Michael Swanston, a criminal defence lawyer in Gatineau, said his clients include many young people facing simple possession charges that can have complicated consequences later in life.
Those consequences include being unable to receive a security clearance to work in the public service or being unable to enter the United States.
"It's a very big problem for someone that's young, that has their future in front of them and that has a record for that type of offence," Swanston said.
Gatineau has 2nd highest charge rate in Canada
A CBC News investigation looked at possession charges across Canada since 2006.
Over that time arrests have increased by 30 per cent, but the chances of being charged depend very much on where you live.
In the list of the top 34 cities for 2014, Gatineau comes in second behind only Kelowna, B.C., which logged 251 people charged per 100,000 over the age of 12.
St. John's, N.L., came in last with only 11 people charged per 100,000 over the age of 12.
'We're very proactive with impaired driving,' Gatineau police say
Gatineau's rate is high because police sometimes wrongly target young drivers, Swanston claimed.
"What happens, as far as I'm concerned, is that if you're young and you're driving in Gatineau, let's say in a Honda Civic, chances are that you'll be pulled over, that your vehicle will be searched and if in fact they find marijuana, they will allege they had probable grounds to search your vehicle and you will be charged," he said.
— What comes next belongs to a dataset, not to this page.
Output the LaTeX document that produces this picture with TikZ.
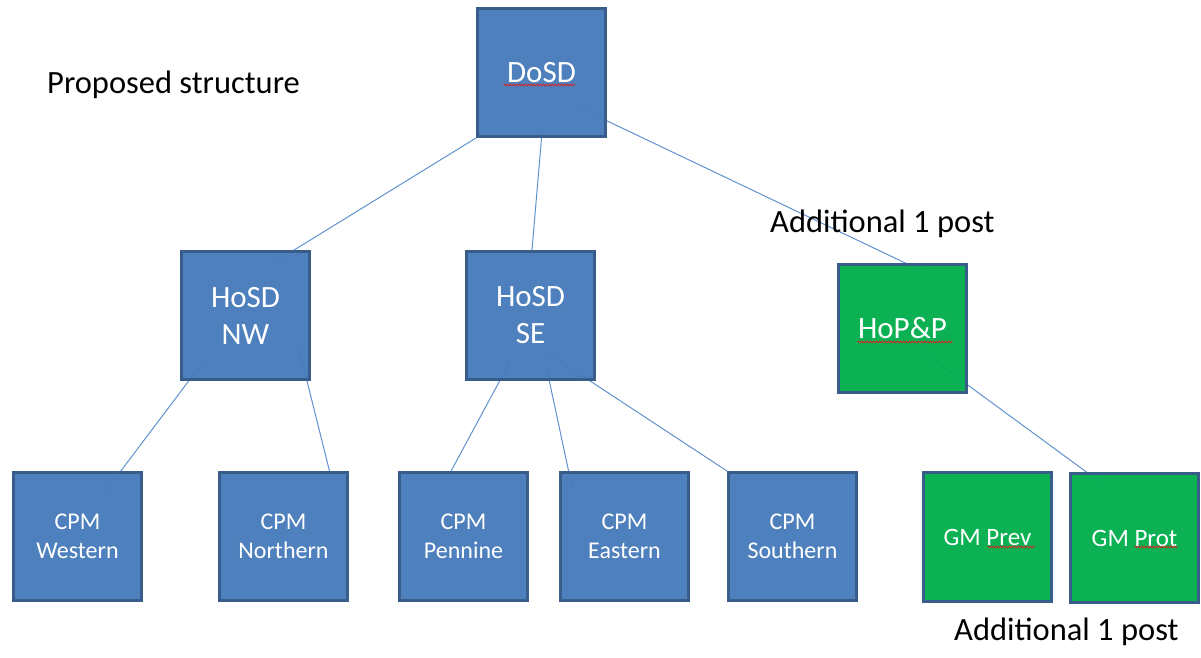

Gatineau police stand by their record.
"We're very proactive with impaired driving. Gatineau police has a priority to get our streets safer and when we're stopping cars for impaired driving we're not just on the look-out for alcohol, we're also on the look-out for drugs," said Gatineau police spokesman Sgt. J.P. Lemay.
"Our officers are observing what's inside the vehicle and they're getting reasonable grounds to go further in their investigation when they're stopping cars."